In trying to justify his case, Reggie Something helps deconstruct The X-Files in an amusing fashion, calling Scully “little miss skeptic” and outright dismissing Mulder’s “sci-fi nerdboy” parallel universe theory. The banter between Huskey, David Duchovny, and Gillian Anderson is the kind of on-point comedic timing you’d expect from TV’s best comedies, let alone The X-Files. In the best scene of the episode (and potentially of the season), a clearly delusional Reggie reveals he was an original member of The X-Files team. Cue the opening credits with “Reggie Something” and clips from some iconic moments in the series with Reggie digitally placed in.
The broader point Reggie is trying to make is that the people in power want you to think all conspiracies are nutty because it makes it easier to hide the truth. That might always have been the case, but it takes on a new wrinkle when Reggie shows Mulder and Scully a video of Dr. They, the man who is responsible for the memory manipulation.

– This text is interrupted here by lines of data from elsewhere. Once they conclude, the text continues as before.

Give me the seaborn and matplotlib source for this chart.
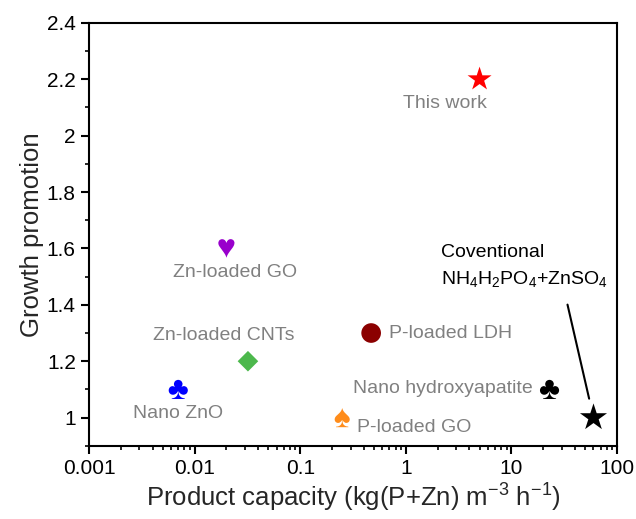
import matplotlib
matplotlib.use("Agg")
import matplotlib.pyplot as plt
import seaborn as sns
import pandas as pd
from matplotlib.ticker import FixedLocator, LogLocator, NullFormatter, FuncFormatter

sns.set_theme(style="ticks")
plt.rcParams["font.family"] = ["Liberation Sans", "DejaVu Sans"]
plt.rcParams["mathtext.default"] = "regular"

# Materials compared
names = ["This work", "Zn-loaded GO", "Zn-loaded CNTs", "Nano ZnO",
         "P-loaded LDH", "P-loaded GO", "Nano hydroxyapatite", "Conventional"]
capacity = [5.0, 0.020, 0.032, 0.0070, 0.47, 0.25, 23.0, 60.0]
growth = [2.2, 1.6, 1.2, 1.1, 1.3, 1.0, 1.1, 1.0]

colors = ["#ff0000", "#9900cc", "#4cb84c", "#0000ff",
          "#8b0000", "#ff8c1a", "#000000", "#000000"]
markers = ["*", "$\u2665$", "D", "$\u2663$", "o", "$\u2660$", "$\u2663$", "*"]
sizes = [330, 180, 110, 190, 200, 190, 190, 420]

df = pd.DataFrame({"name": names, "capacity": capacity, "growth": growth,
                   "msize": sizes})

fig = plt.figure(figsize=(6.36, 5.19), dpi=100)
ax = fig.add_axes([0.140, 0.141, 0.830, 0.815])

sns.scatterplot(data=df, x="capacity", y="growth", hue="name", style="name",
                size="msize", sizes=(min(sizes), max(sizes)),
                palette=dict(zip(names, colors)),
                markers=dict(zip(names, markers)),
                linewidth=0, legend=False, ax=ax, zorder=3)

ax.set_xscale("log")
ax.set_xlim(0.001, 100)
ax.set_ylim(0.9, 2.4)

gray = "#808080"
label_specs = {
    "This work": (-35, -24, "center"),
    "Zn-loaded GO": (9, -24, "center"),
    "Zn-loaded CNTs": (-24, 26, "center"),
    "Nano ZnO": (0, -24, "center"),
    "P-loaded LDH": (18, 0, "left"),
    "P-loaded GO": (15, -10, "left"),
    "Nano hydroxyapatite": (-17, 1, "right"),
}
for n, c, g in zip(names, capacity, growth):
    if n in label_specs:
        dx, dy, ha = label_specs[n]
        ax.annotate(n, xy=(c, g), xytext=(dx, dy), textcoords="offset pixels",
                    ha=ha, va="center", fontsize=14, color=gray)

cx, cy = capacity[-1], growth[-1]
ax.annotate("Coventional", xy=(cx, cy), xytext=(-152, 165),
            textcoords="offset pixels", ha="left", va="center",
            fontsize=14, color="black")
ax.annotate(r"NH$_4$H$_2$PO$_4$+ZnSO$_4$", xy=(cx, cy), xytext=(-152, 139),
            textcoords="offset pixels", ha="left", va="center",
            fontsize=14, color="black")
ax.annotate("", xy=(cx, cy), xytext=(-26, 113), textcoords="offset pixels",
            arrowprops=dict(arrowstyle="-", color="black", lw=1.5,
                            shrinkA=0, shrinkB=14))

ax.yaxis.set_major_locator(FixedLocator([1.0, 1.2, 1.4, 1.6, 1.8, 2.0, 2.2, 2.4]))
ax.yaxis.set_minor_locator(FixedLocator([0.9, 1.1, 1.3, 1.5, 1.7, 1.9, 2.1, 2.3]))
ax.yaxis.set_major_formatter(FuncFormatter(lambda v, p: f"{v:g}"))
ax.xaxis.set_major_locator(LogLocator(base=10, numticks=10))
ax.xaxis.set_minor_locator(LogLocator(base=10, subs=range(2, 10), numticks=20))
ax.xaxis.set_minor_formatter(NullFormatter())
ax.xaxis.set_major_formatter(FuncFormatter(lambda v, p: f"{v:g}"))

ax.tick_params(axis="both", which="major", direction="out", length=6,
               width=1.5, labelsize=15, color="black", labelcolor="black",
               top=False, right=False)
ax.tick_params(axis="both", which="minor", direction="out", length=3,
               width=1.2, color="black", top=False, right=False)
for s in ax.spines.values():
    s.set_linewidth(1.5)
    s.set_color("black")
    s.set_visible(True)

ax.set_xlabel(r"Product capacity (kg(P+Zn) m$^{-3}$ h$^{-1}$)", fontsize=18.5,
              labelpad=3)
ax.set_ylabel("Growth promotion", fontsize=18.5, labelpad=2)

fig.savefig("out.png", dpi=100)
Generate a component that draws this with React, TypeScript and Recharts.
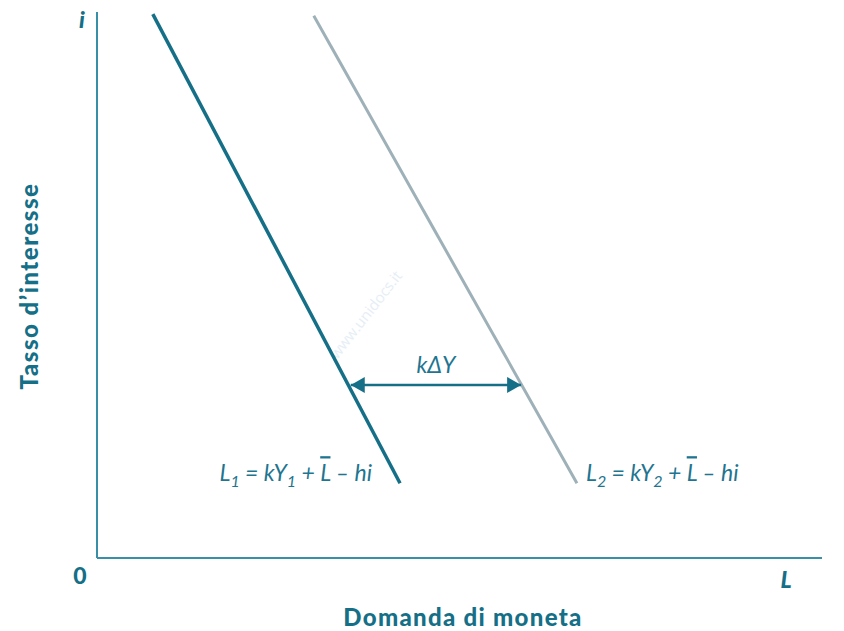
import { ComposedChart, Line, XAxis, YAxis, ReferenceDot, ReferenceLine } from "recharts"

// curve L1 and L2 endpoints (domain 0..100 on both axes)
const curveL1 = [
  { x: 7.7, y: 99.6 },
  { x: 41.8, y: 13.7 },
]
const curveL2 = [
  { x: 29.9, y: 99.3 },
  { x: 66.2, y: 13.7 },
]
// kΔY shift arrow
const shiftArrow = [
  { x: 35.0, y: 31.7 },
  { x: 58.5, y: 31.7 },
]
const shiftLabel = "kΔY"
const xTitle = "Domanda di moneta"
const yTitle = "Tasso d’interesse"

const AXIS = "#3a8fa8"
const DARK = "#156f87"
const GREY = "#9eb0b8"
const TXT = "#1f7590"
const mathFont = "Lato, 'Open Sans', sans-serif"

const ArrowHead = (props: any) => {
  const { cx, cy, index } = props
  if (cx == null || cy == null) return null
  const dir = index === 0 ? -1 : 1
  const pts = `${cx},${cy} ${cx - dir * 14},${cy - 8} ${cx - dir * 14},${cy + 8}`
  return <polygon key={`ah-${index}`} points={pts} fill={DARK} />
}

// equation label with subscript and bar over L
const Equation = ({ cx, cy, sub, anchor }: any) => (
  <text
    x={cx}
    y={cy}
    textAnchor={anchor}
    fontFamily={mathFont}
    fontStyle="italic"
    fontSize={23}
    fill={TXT}
  >
    <tspan>L</tspan>
    <tspan fontSize={16} dy={6}>{sub}</tspan>
    <tspan dy={-6}> = kY</tspan>
    <tspan fontSize={16} dy={6}>{sub}</tspan>
    <tspan dy={-6}> + </tspan>
    <tspan textDecoration="overline">L</tspan>
    <tspan> – hi</tspan>
  </text>
)

export default function App() {
  return (
    <div style={{ position: "absolute", left: 0, top: 0, width: 844, height: 631, background: "#fff" }}>
      <ComposedChart
        width={844}
        height={631}
        margin={{ top: 12, right: 22, bottom: 73, left: 97 }}
      >
        <XAxis type="number" dataKey="x" domain={[0, 100]} hide />
        <YAxis type="number" dataKey="y" domain={[0, 100]} hide />
        <ReferenceLine x={0} stroke={AXIS} strokeWidth={2} />
        <ReferenceLine y={0} stroke={AXIS} strokeWidth={2} />
        <Line data={curveL1} dataKey="y" stroke={DARK} strokeWidth={3.5} dot={false} isAnimationActive={false} />
        <Line data={curveL2} dataKey="y" stroke={GREY} strokeWidth={3} dot={false} isAnimationActive={false} />
        <Line
          data={shiftArrow}
          dataKey="y"
          stroke={DARK}
          strokeWidth={2.5}
          dot={<ArrowHead />}
          activeDot={false}
          isAnimationActive={false}
        />
        <ReferenceDot
          x={(shiftArrow[0].x + shiftArrow[1].x) / 2}
          y={shiftArrow[0].y}
          r={0}
          shape={(p: any) => (
            <text x={p.cx} y={p.cy - 12} textAnchor="middle" fontFamily={mathFont} fontStyle="italic" fontSize={23} fill={TXT}>
              {shiftLabel}
            </text>
          )}
        />
        <ReferenceDot
          x={curveL1[1].x}
          y={curveL1[1].y}
          r={0}
          shape={(p: any) => <Equation cx={p.cx - 28} cy={p.cy - 2} sub="1" anchor="end" />}
        />
        <ReferenceDot
          x={curveL2[1].x}
          y={curveL2[1].y}
          r={0}
          shape={(p: any) => <Equation cx={p.cx + 9} cy={p.cy - 2} sub="2" anchor="start" />}
        />
        <text x={80} y={584} textAnchor="middle" fontFamily="Lato, sans-serif" fontWeight={900} fontSize={23} fill={DARK}>0</text>
        <text x={82} y={28} textAnchor="middle" fontFamily="Lato, sans-serif" fontWeight={900} fontStyle="italic" fontSize={23} fill={DARK}>i</text>
        <text x={786} y={588} textAnchor="middle" fontFamily="Lato, sans-serif" fontWeight={900} fontStyle="italic" fontSize={23} fill={DARK}>L</text>
        <text x={463} y={626} textAnchor="middle" fontFamily="Lato, sans-serif" fontWeight={900} fontSize={24} letterSpacing={1.3} fill={DARK}>{xTitle}</text>
        <text
          x={38}
          y={286}
          textAnchor="middle"
          transform="rotate(-90 38 286)"
          fontFamily="Lato, sans-serif"
          fontWeight={900}
          fontSize={24}
          letterSpacing={1.5}
          fill={DARK}
        >
          {yTitle}
        </text>
        <text
          x={370}
          y={318}
          textAnchor="middle"
          transform="rotate(-52 370 318)"
          fontFamily="'Open Sans', sans-serif"
          fontSize={15}
          fill="#e6eef6"
        >
          www.unidocs.it
        </text>
      </ComposedChart>
    </div>
  )
}
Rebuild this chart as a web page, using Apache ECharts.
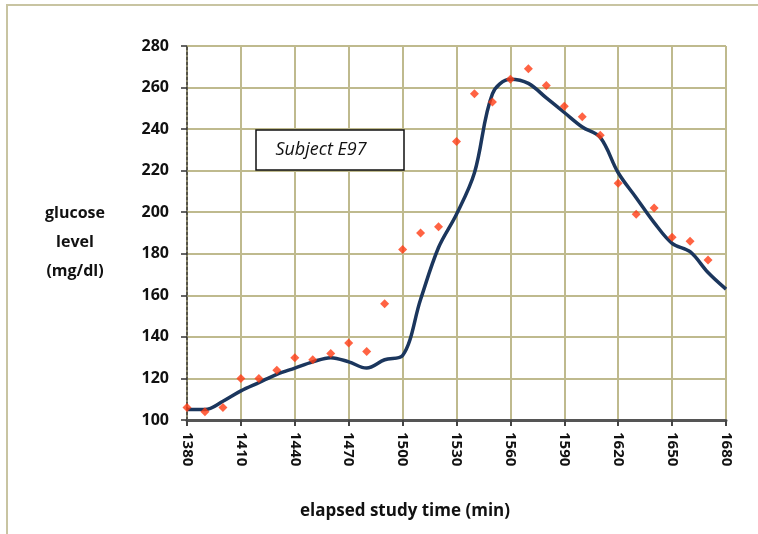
<!DOCTYPE html>
<html>
<head>
<meta charset="utf-8">
<script src="https://cdn.jsdelivr.net/npm/echarts@6/dist/echarts.min.js"></script>
<style>html,body{margin:0;padding:0;background:#fff}#c{width:758px;height:534px}</style>
</head>
<body>
<div id="c"></div>
<script>
// measured glucose points (minutes, mg/dl)
var pointTimes = [1380,1390,1400,1410,1420,1430,1440,1450,1460,1470,1480,1490,1500,1510,1520,1530,1540,1550,1560,1570,1580,1590,1600,1610,1620,1630,1640,1650,1660,1670];
var pointValues = [106,104,106,120,120,124,130,129,132,137,133,156,182,190,193,234,257,253,264,269,261,251,246,237,214,199,202,188,186,177];
// smoothed curve
var curveTimes = [1380,1390,1400,1410,1420,1430,1440,1450,1460,1470,1480,1490,1500,1510,1520,1530,1540,1550,1560,1570,1580,1590,1600,1610,1620,1630,1640,1650,1660,1670,1680];
var curveValues = [105,105,109,114,118,122,125,128,130,128,125,129,131,158,183,199,219,257,264,262,255,248,241,236,219,207,195,185,181,171,163];
var xTicks = {min:1380, max:1680, step:30};
var yTicks = {min:100, max:280, step:20};

var chart = echarts.init(document.getElementById('c'), null, {renderer:'canvas'});
var gridColor = '#BFBA8E';
var font = '"Open Sans", Lato, sans-serif';
chart.setOption({
  animation:false,
  backgroundColor:'#fff',
  grid:{left:187, right:32, top:46, bottom:114, containLabel:false},
  xAxis:{
    type:'value', min:xTicks.min, max:xTicks.max, interval:xTicks.step,
    axisLine:{show:true, onZero:false, lineStyle:{color:'#555', width:3}},
    axisTick:{show:true, length:6, lineStyle:{color:'#444', width:2}},
    axisLabel:{rotate:-90, margin:12, color:'#111', fontSize:15, fontWeight:'bold', fontFamily:font,
      formatter:function(v){return String(v);}},
    splitLine:{show:true, lineStyle:{color:gridColor, width:2}}
  },
  yAxis:{
    type:'value', min:yTicks.min, max:yTicks.max, interval:yTicks.step,
    axisLine:{show:true, onZero:false, lineStyle:{color:'#333', width:1.5, type:[3,2]}},
    axisTick:{show:true, length:6, lineStyle:{color:'#333', width:1.5}},
    axisLabel:{margin:18, color:'#111', fontSize:16, fontWeight:'bold', fontFamily:font,
      formatter:function(v){return String(v);}},
    splitLine:{show:true, lineStyle:{color:gridColor, width:2}}
  },
  series:[
    {type:'line', data:curveTimes.map(function(t,i){return [t,curveValues[i]];}),
     smooth:0.35, showSymbol:false, lineStyle:{color:'#1B365D', width:3.5}, z:2},
    {type:'scatter', data:pointTimes.map(function(t,i){return [t,pointValues[i]];}),
     symbol:'diamond', symbolSize:9, itemStyle:{color:'#FF3C14'}, z:3}
  ],
  graphic:[
    {type:'rect', shape:{x:7, y:5, width:800, height:600}, style:{fill:'none', stroke:'#C8C4A2', lineWidth:2}, z:-1, silent:true},
    {type:'text', x:75, y:199, style:{text:'glucose\nlevel\n(mg/dl)', align:'center', font:'bold 16px '+font, fill:'#111', lineHeight:29}, z:10},
    {type:'rect', shape:{x:256, y:130, width:148, height:40}, style:{fill:'#fff', stroke:'#111', lineWidth:1.5}, z:10},
    {type:'text', x:321, y:150, style:{text:'Subject E97', align:'center', verticalAlign:'middle', font:'italic 18px '+font, fill:'#111'}, z:11},
    {type:'text', x:405, y:511, style:{text:'elapsed study time (min)', align:'center', verticalAlign:'middle', font:'bold 17px '+font, fill:'#111'}, z:10}
  ]
});
</script>
</body>
</html>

In a timely and overtly political sequence, we see how the narrative is being controlled. As Dr. They later explains to Mulder when they meet up, people in power would once do anything to keep their secrets from getting out. Now? Fake news. We’re living in a “post-conspiracy age,” which causes Mulder to lose the plot: “The world has become too crazy for my conspiratorial powers!”
Truthfully, an alien abduction could be a pleasant vacation from this world right about now. There’s no clear answer in how to combat the spread of misinformation. The rift between the FBI and White House already muddied a previous episode and nearly got Mulder and Scully killed. They are no arrests to be made. No Scully voiceover while she’s writing a case report. Much like the writings of Rod Serling, man is the monster this week.
“The Lost Art” is a well-executed, laugh-out-loud funny, and perfectly cast episode. And once again, The X-Files has something meaningful to say about the world. As these things usually go, it’s more effective when it’s viewed through the lens of comedy.
Something I’ve come back to in interviewing cast and crew and writing these season 11 reviews is: What is the role of The X-Files in 2018? Like the statues where Mulder meets Dr. They, the episode ends with a shrug on solving any conspiracy on memory manipulation. How could you prove Dr. They right or wrong? It’s a clouded and dark path to bring these criminal actions to light. But be assured, Jose Chung was wrong. There is an objective truth and reality. And we still need people like Mulder and Scully (and Reggie Something), a team that will fight to the end to preserve the truth. If we don’t? Let’s hope we’re not so insufferable that aliens block us off from the rest of the solar system.
X-Files Xtras
– Mulder ends his first interaction with Reggie Something with “submitted for your approval,” a phrase used in a handful of Rod Serling’s opening monologues.
– Reggie is taken away in a Spotnitz Sanatorium car, an ode to former executive producer Frank Spotnitz. It also appeared in one of Morgan’s Millennium episodes.
– The beat up gold record is a reference to The Voyager. It contains sounds and images of life on earth.